Ambassador Kelly Craft
U.S. Mission to the United Nations
New York, New York
July 2, 2020
Thank you so much, Minister, and thanks for beginning Germany’s UN Security Council Presidency by discussing this global pandemic that continues to impact our lives every day. This is such an important issue and we are very grateful that you’ve taken this on your first day of the presidency. We express sorrow for the deaths, illnesses, and other adverse consequences – including those affecting healthcare and humanitarian personnel – as a result of the COVID-19 pandemic.

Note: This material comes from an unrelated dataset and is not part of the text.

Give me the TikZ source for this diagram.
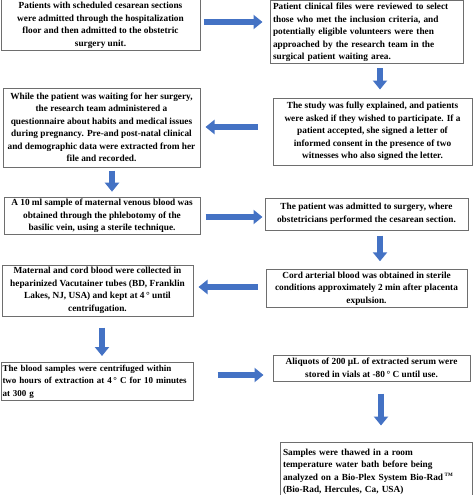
\documentclass[tikz,border=0pt]{standalone}
\usepackage{fontspec}
\setmainfont{Liberation Serif}
\usetikzlibrary{arrows.meta,calc}
\definecolor{arrowblue}{HTML}{4472C4}
\definecolor{boxline}{HTML}{6E6E6E}
\begin{document}
\begin{tikzpicture}[x=1pt,y=-1pt,
  box/.style={draw=boxline, line width=1pt, fill=white, inner sep=2pt,
    font=\fontsize{9.3}{12.5}\selectfont\bfseries, align=center},
  lbox/.style={box, align=left},
  barrow/.style={draw=arrowblue, line width=6pt,
    -{Triangle[width=14pt,length=9pt]}}]
\useasboundingbox (0,0) rectangle (474,495);
% boxes
\node[box, minimum width=199, minimum height=51] (b1) at (100.5,25.5)
 {Patients with scheduled cesarean sections\\were admitted through the hospitalization\\floor and then admitted to the obstetric\\surgery unit.};
\node[lbox, minimum width=193, minimum height=63, text width=187] (b2) at (366.5,32.5)
 {\mbox{Patient clinical files were reviewed to select}\\\mbox{those who met the inclusion criteria, and}\\\mbox{potentially eligible volunteers were then}\\\mbox{approached by the research team in the}\\\mbox{surgical patient waiting area.}};
\node[box, minimum width=199, minimum height=67] (b3) at (372.5,131.5)
 {The study was fully explained, and patients\\were asked if they wished to participate. If a\\patient accepted, she signed a letter of\\informed consent in the presence of two\\witnesses who also signed the letter.};
\node[box, minimum width=197, minimum height=79] (b4) at (101.5,127.5)
 {While the patient was waiting for her surgery,\\the research team administered a\\questionnaire about habits and medical issues\\during pregnancy. Pre-and post-natal clinical\\and demographic data were extracted from her\\file and recorded.};
\node[box, minimum width=196, minimum height=36] (b5) at (102,216)
 {A 10 ml sample of maternal venous blood was\\obtained through the phlebotomy of the\\basilic vein, using a sterile technique.};
\node[box, minimum width=203, minimum height=32] (b6) at (366.5,214)
 {The patient was admitted to surgery, where\\obstetricians performed the cesarean section.};
\node[box, minimum width=201, minimum height=37] (b7) at (366.5,288.5)
 {Cord arterial blood was obtained in sterile\\conditions approximately 2 min after placenta\\expulsion.};
\node[box, minimum width=191, minimum height=51] (b8) at (97.5,290.5)
 {Maternal and cord blood were collected in\\heparinized Vacutainer tubes (BD, Franklin\\Lakes, NJ, USA) and kept at 4\,° until\\centrifugation.};
\node[lbox, minimum width=192, minimum height=38, text width=189, inner sep=1.5pt,
  font=\fontsize{9}{12.5}\selectfont\bfseries] (b9) at (97,381.5)
 {\mbox{The blood samples were centrifuged within}\\\mbox{two hours of extraction at 4\,° C for 10 minutes}\\\mbox{at 300 g}};
\node[box, minimum width=197, minimum height=26] (b10) at (371.5,368)
 {Aliquots of 200 µL of extracted serum were\\stored in vials at -80\,° C until use.};
\node[lbox, minimum width=192, minimum height=60, text width=186] (b11) at (376,472)
 {\mbox{Samples were thawed in a room}\\\mbox{temperature water bath before being}\\\mbox{analyzed on a Bio-Plex System Bio-Rad\,\textsuperscript{\tiny TM}}\\\mbox{(Bio-Rad, Hercules, Ca, USA)}\\[4pt]};
% arrows
\draw[barrow, shorten <=3, shorten >=7] (b1.east |- 0,22) -- (b2.west |- 0,22);
\draw[barrow, shorten <=4, shorten >=8] (b2.south -| 380,0) -- (b3.north -| 380,0);
\draw[barrow, shorten <=15, shorten >=5] (b3.west |- 0,127) -- (b4.east |- 0,127);
\draw[barrow, shorten <=3, shorten >=5] (b4.south -| 112,0) -- (b5.north -| 112,0);
\draw[barrow, shorten <=5, shorten >=2] (b5.east |- 0,217) -- (b6.west |- 0,217);
\draw[barrow, shorten <=5, shorten >=8] (b6.south -| 380,0) -- (b7.north -| 380,0);
\draw[barrow, shorten <=8, shorten >=5] (b7.west |- 0,287) -- (b8.east |- 0,287);
\draw[barrow, shorten <=11, shorten >=6] (b8.south -| 102,0) -- (b9.north -| 102,0);
\draw[barrow, shorten <=24, shorten >=9] (b9.east |- 0,375) -- (b10.west |- 0,375);
\draw[barrow, shorten <=12, shorten >=16] (b10.south -| 381,0) -- (b11.north -| 381,0);
\end{tikzpicture}
\end{document}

We welcome the tireless efforts of the Secretary-General to provide counseling and support services to the United Nations personnel and their local and national partners involved in this urgent response effort.
As we have spent the last few months adapting our lives and working methods to stop the spread of the COVID-19 pandemic, this is an opportune time to reflect on what we have learned, discuss the ongoing threat that health emergencies pose to international security, and discuss how we can fulfill our obligations to protect the most vulnerable communities.
Early on, President Trump rightly pointed out the unquestionable need for complete transparency and the timely sharing of public health data and information with the international community. Our recent experiences have only further underscored that important point. Timely age- and sex-disaggregated data collection and accurate, science-based analysis of the origins, characteristics, and spread of the virus also continue to be crucially important.
The United States continues to lead the world’s humanitarian and health assistance response to the COVID-19 pandemic. We are working directly with governments, multilateral organizations, NGOs, the private sector, academia and research institutions, and other organizations responding on the ground to combat this virus in accordance with the International Health Regulations.
The United States is leveraging our long-standing investments and years of experience through the Global Health Security Agenda, the U.S. President’s Emergency Plan for AIDS Relief, the President’s Malaria Initiative, and numerous other initiatives to assist our partners in combating this pandemic, and to build sustained global health security capacity to better prevent, detect, and respond to future infectious disease threats.
The U.S. has already made available more than $1.3 billion in emergency health, humanitarian, and economic assistance to combat COVID-19, in addition to the funding we already provide to NGOs and international organizations. This assistance is part of more than $12 billion from the U.S. government to benefit the global response, including vaccine and therapeutics development, preparedness efforts, and humanitarian assistance. This is in addition to more than $170 billion in U.S. investments in global health and humanitarian assistance throughout the last decade. The U.S. global response to the pandemic is part of our All-of-America approach. In addition to the substantial U.S. Government assistance, the American people continue to show their generosity through private businesses, nonprofit groups, faith-based organizations, and individual contributions. This has been a true priority for President Trump.
We also support the Secretary-General’s call for a global ceasefire, while continuing to conduct legitimate counter-terrorism operations. We call on parties to conflicts to respect existing cease-fire agreements or to conclude new agreements that would help conflict-affected communities access crucial aid and take steps to protect themselves from the virus.
The international community must remain equally committed to maintaining our responses to ongoing humanitarian crises as well. This virus has not only claimed lives, but crippled economies and exacerbated already unbearable conditions for many around the world. The impact of this has been felt acutely by vulnerable and marginalized populations, and they are counting on each of us now more than ever.
We have also seen the crucial role that women have had in the COVID-19 response. Women make up more than half of the healthcare force globally, serving on front lines around the world as medical professionals, emergency workers, caregivers, and other essential personnel who are courageously stepping up and responding to the needs of those affected by this pandemic. We thank them for their work, and we are all indebted to them for their contributions.
Despite these contributions, the crisis has made a disproportionate social and economic impact on women and girls. In conflict areas where women and girls typically have limited access to health care facilities, those who contract the virus are especially susceptible to dire outcomes. Moreover, in contexts where women and girls are already at risk of violence, the necessary public health measures put in place to battle the spread of the virus, such as social distancing, self-quarantining, and stay-at-home orders, may further put them at risk of gender-based violence, particularly domestic violence.
As part of our unprecedented humanitarian response to this pandemic, the Trump Administration proudly supports organizations that are responding to the increased risk of violence against women. Our increased efforts include programs such as Voices Against Violence: The Gender-Based Violence Global Initiative, which provides emergency assistance to survivors, and local civil society organizations. The United States also continues to support the UN Refugee Agency and the UN Special Representative for Sexual Violence in Conflict to address violence against women globally throughout this crisis.
As we think about the future of pandemics and the impacts on international security, we must learn from our experiences here, and ensure protections are in place to account for at-risk groups. Together with the UN and other international partners, the Trump Administration will continue leading the fight against this virus during this very crucial time. We will do all we can to ensure a world safer, a world more secure from infectious disease threats, now and in the future, because it is our responsibility to do so. Together, we will recover stronger.